__Input records__
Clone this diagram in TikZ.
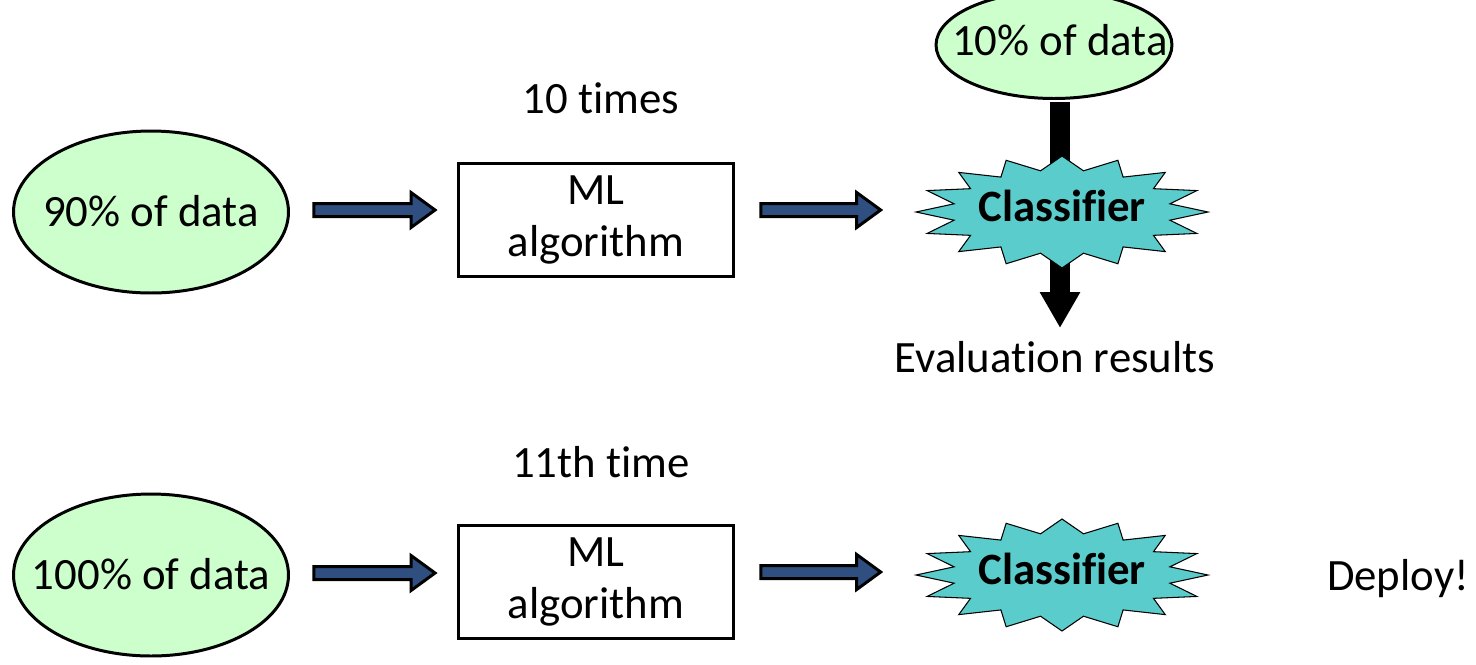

* * *

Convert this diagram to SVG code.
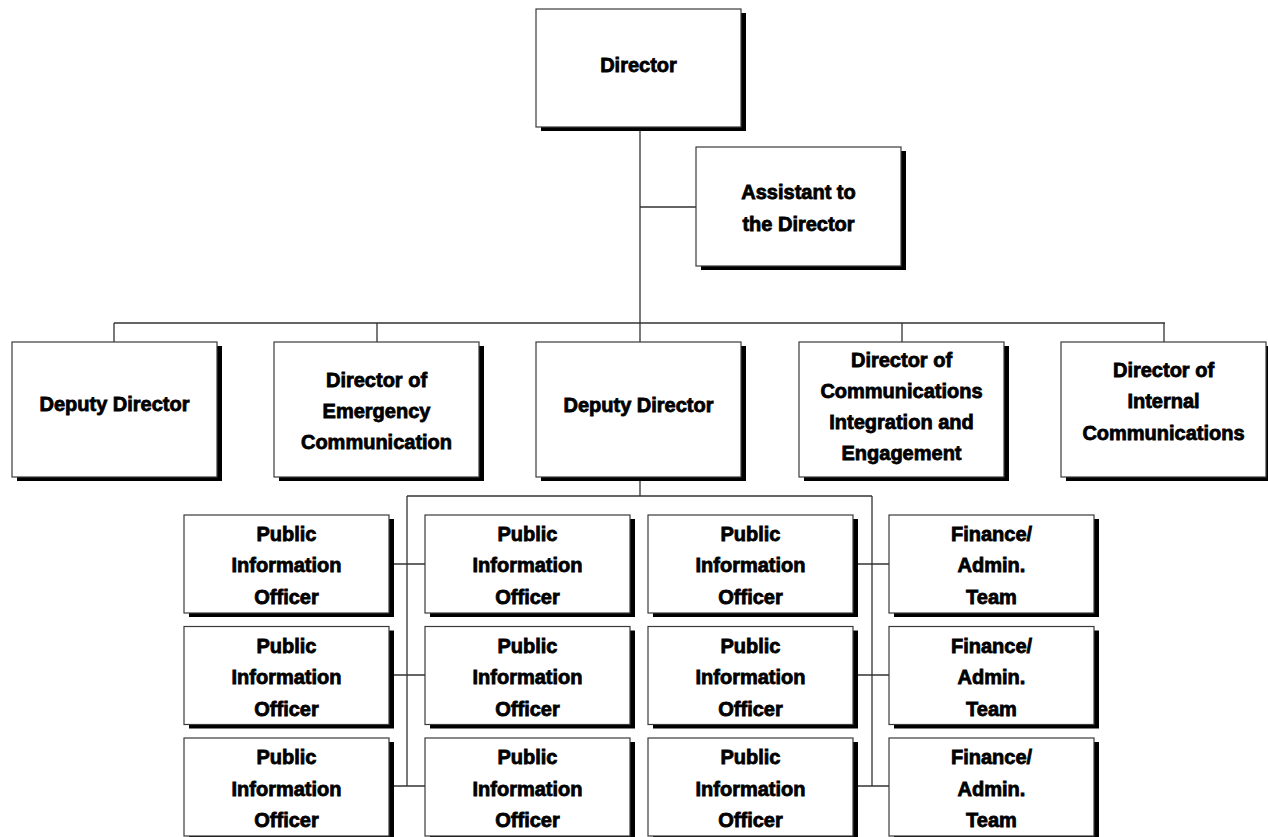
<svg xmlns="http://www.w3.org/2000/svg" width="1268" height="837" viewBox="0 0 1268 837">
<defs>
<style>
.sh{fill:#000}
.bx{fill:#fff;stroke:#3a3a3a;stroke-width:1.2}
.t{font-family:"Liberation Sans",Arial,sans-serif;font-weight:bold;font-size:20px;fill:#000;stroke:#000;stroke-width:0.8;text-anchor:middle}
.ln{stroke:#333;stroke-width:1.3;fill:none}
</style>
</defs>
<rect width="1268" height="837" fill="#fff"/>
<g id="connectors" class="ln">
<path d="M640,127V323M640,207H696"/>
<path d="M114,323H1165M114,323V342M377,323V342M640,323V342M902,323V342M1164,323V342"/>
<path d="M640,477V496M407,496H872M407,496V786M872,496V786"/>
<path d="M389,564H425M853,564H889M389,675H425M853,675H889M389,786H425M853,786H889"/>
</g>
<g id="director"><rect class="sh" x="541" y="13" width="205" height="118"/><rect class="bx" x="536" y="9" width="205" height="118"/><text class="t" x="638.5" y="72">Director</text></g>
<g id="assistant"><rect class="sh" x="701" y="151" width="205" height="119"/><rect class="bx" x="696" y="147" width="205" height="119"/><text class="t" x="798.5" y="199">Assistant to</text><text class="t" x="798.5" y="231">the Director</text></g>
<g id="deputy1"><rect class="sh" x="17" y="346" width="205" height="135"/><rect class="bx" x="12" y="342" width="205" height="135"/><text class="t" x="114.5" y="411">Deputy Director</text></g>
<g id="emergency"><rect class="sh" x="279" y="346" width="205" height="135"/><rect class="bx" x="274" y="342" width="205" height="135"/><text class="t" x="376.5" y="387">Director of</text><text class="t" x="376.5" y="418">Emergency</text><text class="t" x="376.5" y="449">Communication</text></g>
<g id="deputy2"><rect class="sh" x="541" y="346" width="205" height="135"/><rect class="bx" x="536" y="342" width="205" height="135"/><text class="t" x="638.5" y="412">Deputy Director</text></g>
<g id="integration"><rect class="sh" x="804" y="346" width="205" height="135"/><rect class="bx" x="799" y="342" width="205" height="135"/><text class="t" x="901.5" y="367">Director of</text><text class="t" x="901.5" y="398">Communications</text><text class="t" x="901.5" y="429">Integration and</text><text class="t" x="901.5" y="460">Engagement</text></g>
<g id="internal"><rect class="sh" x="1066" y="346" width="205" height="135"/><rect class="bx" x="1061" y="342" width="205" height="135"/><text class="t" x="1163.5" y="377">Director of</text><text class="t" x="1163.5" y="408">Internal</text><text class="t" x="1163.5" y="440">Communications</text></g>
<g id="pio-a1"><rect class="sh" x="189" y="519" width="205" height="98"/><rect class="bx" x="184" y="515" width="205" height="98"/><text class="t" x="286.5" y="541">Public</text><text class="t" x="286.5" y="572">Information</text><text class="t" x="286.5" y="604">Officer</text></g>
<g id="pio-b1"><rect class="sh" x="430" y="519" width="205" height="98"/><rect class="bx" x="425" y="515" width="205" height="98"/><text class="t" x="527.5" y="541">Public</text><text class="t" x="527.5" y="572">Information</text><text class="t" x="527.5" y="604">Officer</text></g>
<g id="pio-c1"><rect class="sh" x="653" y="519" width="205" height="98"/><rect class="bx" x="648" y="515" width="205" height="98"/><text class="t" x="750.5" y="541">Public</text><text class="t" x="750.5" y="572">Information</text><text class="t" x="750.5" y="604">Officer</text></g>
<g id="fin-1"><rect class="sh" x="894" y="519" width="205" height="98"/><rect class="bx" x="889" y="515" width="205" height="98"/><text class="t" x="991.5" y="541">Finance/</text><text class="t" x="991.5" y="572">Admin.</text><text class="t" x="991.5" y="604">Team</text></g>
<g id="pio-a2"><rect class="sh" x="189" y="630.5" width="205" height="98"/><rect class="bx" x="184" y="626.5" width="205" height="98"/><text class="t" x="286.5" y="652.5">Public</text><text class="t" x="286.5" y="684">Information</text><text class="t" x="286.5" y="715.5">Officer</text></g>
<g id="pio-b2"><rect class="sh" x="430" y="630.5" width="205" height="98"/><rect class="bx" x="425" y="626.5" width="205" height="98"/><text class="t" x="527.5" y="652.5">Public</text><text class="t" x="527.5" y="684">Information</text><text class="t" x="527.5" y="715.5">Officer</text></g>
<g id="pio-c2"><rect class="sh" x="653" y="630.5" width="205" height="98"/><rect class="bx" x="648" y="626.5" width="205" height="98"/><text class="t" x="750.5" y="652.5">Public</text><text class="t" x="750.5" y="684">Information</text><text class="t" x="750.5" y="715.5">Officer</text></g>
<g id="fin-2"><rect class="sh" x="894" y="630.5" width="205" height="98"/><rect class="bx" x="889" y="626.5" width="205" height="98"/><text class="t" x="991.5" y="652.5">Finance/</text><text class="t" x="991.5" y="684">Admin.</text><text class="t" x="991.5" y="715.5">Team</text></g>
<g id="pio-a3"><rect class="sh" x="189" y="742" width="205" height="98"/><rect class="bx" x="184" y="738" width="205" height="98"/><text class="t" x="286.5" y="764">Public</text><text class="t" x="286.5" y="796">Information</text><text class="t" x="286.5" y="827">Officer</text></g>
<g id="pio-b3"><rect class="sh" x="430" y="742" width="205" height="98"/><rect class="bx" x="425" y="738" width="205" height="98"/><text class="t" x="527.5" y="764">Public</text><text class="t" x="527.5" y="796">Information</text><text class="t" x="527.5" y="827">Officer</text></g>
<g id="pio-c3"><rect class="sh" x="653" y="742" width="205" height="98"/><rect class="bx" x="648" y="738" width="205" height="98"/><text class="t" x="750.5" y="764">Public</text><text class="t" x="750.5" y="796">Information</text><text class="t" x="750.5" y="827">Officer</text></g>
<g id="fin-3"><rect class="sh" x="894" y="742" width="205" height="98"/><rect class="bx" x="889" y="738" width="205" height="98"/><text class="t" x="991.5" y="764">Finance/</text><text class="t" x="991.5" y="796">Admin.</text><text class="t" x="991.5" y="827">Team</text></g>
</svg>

__What the exercise asks__
Count how many lines in the data contain the word "diagram", giving the number without comment.

__Exercise answer__
2